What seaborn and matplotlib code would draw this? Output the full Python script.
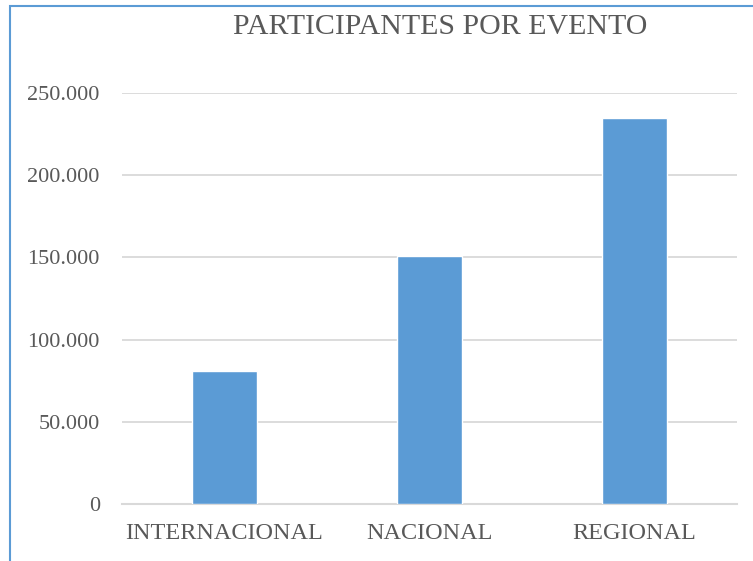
import matplotlib.pyplot as plt
import matplotlib.patches as mpatches
import seaborn as sns
import pandas as pd

# Valores
eventos = ["INTERNACIONAL", "NACIONAL", "REGIONAL"]
participantes = [80900, 150900, 234800]
y_ticks = [0, 50000, 100000, 150000, 200000, 250000]
y_labels = ["0", "50.000", "100.000", "150.000", "200.000", "250.000"]

df = pd.DataFrame({"Evento": eventos, "Participantes": participantes})

sns.set_style("white")
plt.rcParams['font.family'] = ['Liberation Serif', 'DejaVu Serif']

fig = plt.figure(figsize=(7.53, 5.61), dpi=100)
ax = fig.add_axes([0.162, 0.1016, 0.817, 0.7324])

sns.barplot(data=df, x="Evento", y="Participantes", color="#5b9bd5",
            width=0.315, saturation=1, ax=ax, zorder=3)

ax.set_ylim(0, 250000)
ax.set_yticks(y_ticks)
ax.set_yticklabels(y_labels)
ax.set_xlim(-0.5, 2.5)
ax.set_xlabel("")
ax.set_ylabel("")
ax.grid(axis="y", color="#d9d9d9", linewidth=1.3, zorder=0)
ax.set_axisbelow(True)
for s in ["top", "right", "left"]:
    ax.spines[s].set_visible(False)
ax.spines["bottom"].set_color("#d9d9d9")
ax.spines["bottom"].set_linewidth(1.5)
ax.tick_params(axis="y", length=0, pad=16, labelsize=16, labelcolor="#595959")
ax.tick_params(axis="x", length=0, pad=13.5, labelsize=17.5, labelcolor="#595959")

fig.text(0.584, 0.952, "PARTICIPANTES POR EVENTO", ha="center", va="center",
         fontsize=21.5, color="#595959")

# marco del grafico
border = mpatches.Rectangle((9.5 / 753, -0.2), 1.2, 0.2 + 1 - 5.5 / 561,
                            transform=fig.transFigure, fill=False,
                            edgecolor="#5b9bd5", linewidth=1.5, clip_on=False)
fig.patches.append(border)

fig.savefig("out.png", dpi=100)
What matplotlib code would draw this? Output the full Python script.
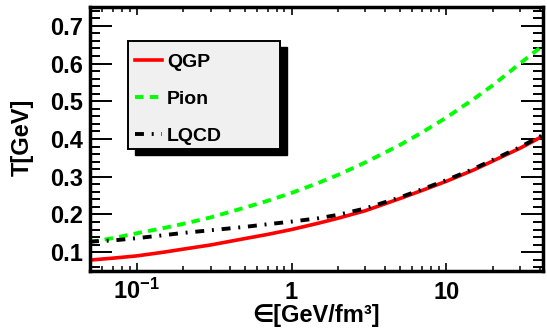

***

# Task description:
Leave the pictures out, and transcribe each of the records exactly.

# Exercise output:
What seaborn and matplotlib code would draw this? Output the full Python script.
import matplotlib.pyplot as plt
import matplotlib.patches as mpatches
import seaborn as sns
import pandas as pd

# Valores
eventos = ["INTERNACIONAL", "NACIONAL", "REGIONAL"]
participantes = [80900, 150900, 234800]
y_ticks = [0, 50000, 100000, 150000, 200000, 250000]
y_labels = ["0", "50.000", "100.000", "150.000", "200.000", "250.000"]

df = pd.DataFrame({"Evento": eventos, "Participantes": participantes})

sns.set_style("white")
plt.rcParams['font.family'] = ['Liberation Serif', 'DejaVu Serif']

fig = plt.figure(figsize=(7.53, 5.61), dpi=100)
ax = fig.add_axes([0.162, 0.1016, 0.817, 0.7324])

sns.barplot(data=df, x="Evento", y="Participantes", color="#5b9bd5",
            width=0.315, saturation=1, ax=ax, zorder=3)

ax.set_ylim(0, 250000)
ax.set_yticks(y_ticks)
ax.set_yticklabels(y_labels)
ax.set_xlim(-0.5, 2.5)
ax.set_xlabel("")
ax.set_ylabel("")
ax.grid(axis="y", color="#d9d9d9", linewidth=1.3, zorder=0)
ax.set_axisbelow(True)
for s in ["top", "right", "left"]:
    ax.spines[s].set_visible(False)
ax.spines["bottom"].set_color("#d9d9d9")
ax.spines["bottom"].set_linewidth(1.5)
ax.tick_params(axis="y", length=0, pad=16, labelsize=16, labelcolor="#595959")
ax.tick_params(axis="x", length=0, pad=13.5, labelsize=17.5, labelcolor="#595959")

fig.text(0.584, 0.952, "PARTICIPANTES POR EVENTO", ha="center", va="center",
         fontsize=21.5, color="#595959")

# marco del grafico
border = mpatches.Rectangle((9.5 / 753, -0.2), 1.2, 0.2 + 1 - 5.5 / 561,
                            transform=fig.transFigure, fill=False,
                            edgecolor="#5b9bd5", linewidth=1.5, clip_on=False)
fig.patches.append(border)

fig.savefig("out.png", dpi=100)
What matplotlib code would draw this? Output the full Python script.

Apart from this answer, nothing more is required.